If you lived in Phoenix in the 1960s or '70s, or if your parents did, or your grandparents, you've seen Ted DeGrazia's artwork. He was heavily promoted by Arizona Highways, and his artwork was printed on plates, prints, just about everything. Even nowadays you will see a lot of Ted DeGrazia artwork at thrift stores, garage sales, etc. And I have to admit that I've been one of those people who had always just considered his artwork to be just part of the background of some of places that I visited, like my parent's retirement community. If you grew up in Phoenix, you know what I mean. But my journey to really understand Arizona, and especially Phoenix, had me looking at his artwork again with fresh eyes.
This past weekend I spent visiting friends who live at the base of the Superstition Mountains in Apache Junction. I have known them for many years, and whenever I visit I just spend most of my time looking at the view of the mountain, which is spectacular. And in the guest room was a book, printed in 1972, that was all about Ted DeGrazia's Superstition Mountains. And, after all of these years, this was the first time that I actually looked at his artwork, and read his words.
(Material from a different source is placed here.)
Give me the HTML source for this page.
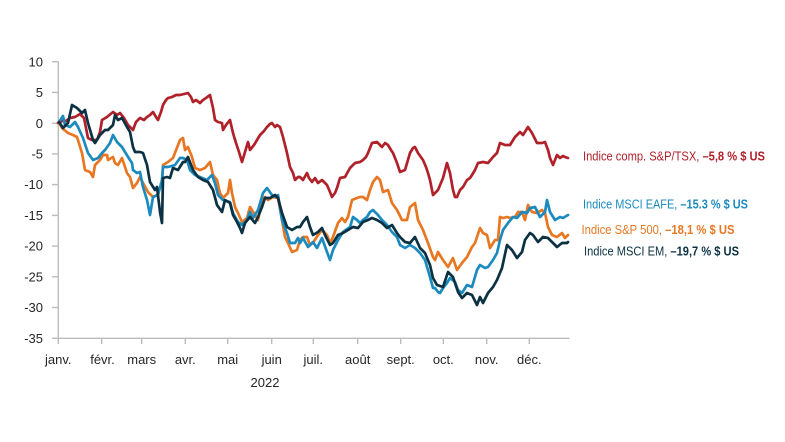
<!DOCTYPE html>
<html><head><meta charset="utf-8"><style>
html,body{margin:0;padding:0;background:#fff;}
svg{display:block;font-family:"Liberation Sans",Arial,sans-serif;}
</style></head><body>
<svg width="785" height="442" viewBox="0 0 785 442" xmlns="http://www.w3.org/2000/svg">
<rect width="785" height="442" fill="#fff"/>
<g stroke="#bcbcbc" stroke-width="1.4" fill="none">
<line x1="58.3" y1="61.7" x2="58.3" y2="338.3"/>
<line x1="58.3" y1="338.3" x2="569.5" y2="338.3"/>
<line x1="52" y1="61.7" x2="58.3" y2="61.7"/>
<line x1="52" y1="92.4" x2="58.3" y2="92.4"/>
<line x1="52" y1="123.2" x2="58.3" y2="123.2"/>
<line x1="52" y1="153.9" x2="58.3" y2="153.9"/>
<line x1="52" y1="184.6" x2="58.3" y2="184.6"/>
<line x1="52" y1="215.4" x2="58.3" y2="215.4"/>
<line x1="52" y1="246.1" x2="58.3" y2="246.1"/>
<line x1="52" y1="276.8" x2="58.3" y2="276.8"/>
<line x1="52" y1="307.5" x2="58.3" y2="307.5"/>
<line x1="52" y1="338.3" x2="58.3" y2="338.3"/>
<line x1="58.3" y1="338.3" x2="58.3" y2="344"/>
<line x1="101.7" y1="338.3" x2="101.7" y2="344"/>
<line x1="141.7" y1="338.3" x2="141.7" y2="344"/>
<line x1="185.3" y1="338.3" x2="185.3" y2="344"/>
<line x1="227.7" y1="338.3" x2="227.7" y2="344"/>
<line x1="271.7" y1="338.3" x2="271.7" y2="344"/>
<line x1="313.3" y1="338.3" x2="313.3" y2="344"/>
<line x1="357.7" y1="338.3" x2="357.7" y2="344"/>
<line x1="400.7" y1="338.3" x2="400.7" y2="344"/>
<line x1="443.3" y1="338.3" x2="443.3" y2="344"/>
<line x1="486.7" y1="338.3" x2="486.7" y2="344"/>
<line x1="529.3" y1="338.3" x2="529.3" y2="344"/>
</g>
<g font-size="13" fill="#262626" text-anchor="end">
<text x="43" y="66.3">10</text>
<text x="43" y="97">5</text>
<text x="43" y="127.8">0</text>
<text x="43" y="158.5">-5</text>
<text x="43" y="189.2">-10</text>
<text x="43" y="220">-15</text>
<text x="43" y="250.7">-20</text>
<text x="43" y="281.4">-25</text>
<text x="43" y="312.1">-30</text>
<text x="43" y="342.9">-35</text>
</g>
<g font-size="13" fill="#262626" text-anchor="middle">
<text x="58.3" y="364">janv.</text>
<text x="102.5" y="364">févr.</text>
<text x="141.7" y="364">mars</text>
<text x="185.3" y="364">avr.</text>
<text x="227.7" y="364">mai</text>
<text x="271.7" y="364">juin</text>
<text x="313.3" y="364">juil.</text>
<text x="357.7" y="364">août</text>
<text x="400.7" y="364">sept.</text>
<text x="443.3" y="364">oct.</text>
<text x="486.7" y="364">nov.</text>
<text x="529.3" y="364">déc.</text>
<text x="265" y="387">2022</text>
</g>
<g fill="none" stroke-width="2.7" stroke-linejoin="round" stroke-linecap="round">
<polyline stroke="#b0212a" points="58,123 62,121 66,121 70,118 75,117 80,114 84,118 88,138 92,140 97,140 100,132 102,120 107,117 113,112 117,115 120,113 124,118 128,125 133,130 136,122 140,118 144,120 147,117 150,115 153,112 156,117 158,120 161,112 163,105 166,100 168,98 172,97 176,95 180,95 184,94 188,93 191,97 193,102 196,100 200,103 203,100 206,98 210,95 213,108 215,120 218,122 222,123 223,130 226,125 230,120 233,133 236,143 239,152 242,162 245,152 248,142 250,150 254,145 257,140 260,135 264,131 267,127 270,124 272,123 275,127 277,125 280,127 283,137 287,153 290,167 293,173 295,180 298,177 300,177 303,180 307,173 309,178 312,182 315,178 318,183 322,180 325,183 327,185 330,192 332,197 335,193 337,188 340,178 345,177 350,168 355,163 360,162 363,160 366,157 368,153 372,143 377,142 380,145 382,147 385,143 388,145 391,150 393,153 397,163 400,172 405,170 410,153 413,148 415,147 418,153 423,160 426,167 428,173 430,180 432,190 433,195 435,193 438,190 443,178 447,163 450,173 453,190 455,197 457,197 460,190 463,187 467,180 470,178 472,175 475,170 478,163 483,162 488,163 493,157 497,153 500,143 505,145 510,145 515,137 520,132 523,135 528,127 532,133 537,143 542,143 545,142 548,150 550,158 553,165 557,155 560,158 563,156 565,157 568,158"/>
<polyline stroke="#e87722" points="59,122 62,128 68,133 73,135 77,137 82,153 85,170 90,172 93,177 95,165 100,160 103,155 107,155 108,160 113,157 115,163 118,165 122,158 127,173 130,177 133,188 137,183 140,177 143,183 148,192 153,197 157,195 162,183 163,165 168,162 173,158 180,140 183,138 185,150 188,147 192,157 195,168 200,170 205,168 210,162 213,175 217,180 220,193 223,198 228,193 230,180 232,193 235,207 238,213 242,222 247,218 250,207 255,215 258,220 262,200 265,197 268,200 273,197 278,198 282,220 285,237 288,243 292,252 297,250 300,240 303,237 307,237 310,245 313,243 318,235 322,230 327,235 330,243 333,237 338,223 342,218 345,222 348,217 352,200 357,198 360,197 363,197 367,200 370,190 373,182 377,177 380,180 383,192 388,190 392,203 397,210 402,220 407,220 410,207 415,203 418,220 423,230 428,243 433,257 435,260 438,252 443,260 448,267 453,258 457,270 462,263 467,257 472,247 475,243 480,228 483,233 487,235 490,248 495,240 498,240 500,217 503,218 507,217 510,218 515,217 518,212 522,212 525,220 528,205 532,212 537,213 542,210 545,213 548,227 552,235 557,237 562,233 565,238 568,235"/>
<polyline stroke="#1b8bbf" points="59,122 63,116 65,125 70,127 75,122 78,127 83,138 88,153 93,160 98,158 102,153 105,150 110,143 113,135 117,142 122,147 125,152 130,160 132,163 133,170 137,173 140,172 143,187 147,200 150,215 153,197 158,195 162,180 163,167 168,167 175,165 180,158 183,158 187,160 190,170 195,175 200,177 207,180 212,175 215,183 218,195 223,200 230,202 233,213 238,222 242,225 247,220 250,212 253,218 258,210 263,193 267,188 272,195 275,197 278,195 282,220 287,233 290,243 295,243 298,238 300,243 303,238 308,247 313,242 317,248 322,238 327,252 330,260 333,250 338,240 343,232 350,227 353,217 357,220 360,223 363,220 367,217 370,212 373,210 378,215 382,220 387,225 392,232 397,237 400,245 405,248 410,245 415,248 420,253 425,260 430,277 433,288 435,288 438,292 440,293 443,288 447,283 450,278 455,282 458,290 462,293 467,285 472,287 477,270 480,265 485,268 488,267 493,260 497,253 500,240 503,230 508,223 513,217 517,218 522,212 527,213 530,208 535,207 540,217 545,212 547,200 550,212 555,220 560,217 563,218 568,215"/>
<polyline stroke="#0b3142" points="59,122 63,128 68,123 72,105 77,108 82,113 85,110 88,123 93,140 95,143 100,135 105,130 108,130 113,125 115,115 118,120 122,118 127,127 130,132 133,147 135,152 140,152 143,153 147,165 150,182 155,190 157,187 160,212 162,223 163,178 167,177 170,178 173,168 178,170 183,162 185,162 188,157 193,170 198,177 203,180 208,182 213,190 217,205 222,212 225,200 230,203 233,215 237,222 240,228 242,233 245,223 250,217 255,223 258,217 262,207 265,198 270,198 275,195 278,198 282,213 287,227 292,230 297,227 300,227 303,222 307,217 310,227 313,235 318,232 322,228 325,235 330,245 333,243 338,235 343,233 348,230 353,227 358,228 363,222 368,220 372,218 377,220 382,223 387,228 392,225 397,233 400,237 405,242 410,243 415,237 420,248 425,253 430,265 433,278 437,285 443,287 448,272 453,277 458,292 462,298 467,293 472,295 477,305 480,297 483,303 488,293 493,287 497,280 502,268 507,245 512,250 517,258 522,252 525,240 530,233 533,235 538,242 543,237 548,238 553,243 557,247 562,243 567,243 568,242"/>
</g>
<g font-size="12.5">
<text x="583" y="160.5" fill="#b0212a" textLength="182" lengthAdjust="spacingAndGlyphs">Indice comp. S&amp;P/TSX, <tspan font-weight="bold">–5,8 % $ US</tspan></text>
<text x="583" y="208.7" fill="#1b8bbf" textLength="165" lengthAdjust="spacingAndGlyphs">Indice MSCI EAFE, <tspan font-weight="bold">–15.3 % $ US</tspan></text>
<text x="581.5" y="234" fill="#e87722" textLength="153" lengthAdjust="spacingAndGlyphs">Indice S&amp;P 500, <tspan font-weight="bold">–18,1 % $ US</tspan></text>
<text x="584" y="255.5" fill="#0b3142" textLength="155" lengthAdjust="spacingAndGlyphs">Indice MSCI EM, <tspan font-weight="bold">–19,7 % $ US</tspan></text>
</g>
</svg>
</body></html>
My research on the Superstition Mountains (or the Superstition Mountain, as DeGrazia says) has led me to stories of everything from ghosts to extra-terrestrials. There are many stories in there, stories of Gold Mines and Apaches. And as I read the book, and mostly looked at the pictures, I was able to visit Ted DeGrazia's Superstition Mountains.
I collect old photos of Phoenix, and am interested in Phoenix history, and tend to steer away from imaginative things like ghost stories, and spirits and such. But there is more to the story of Phoenix that just the facts, it's part of the West of the Imagination.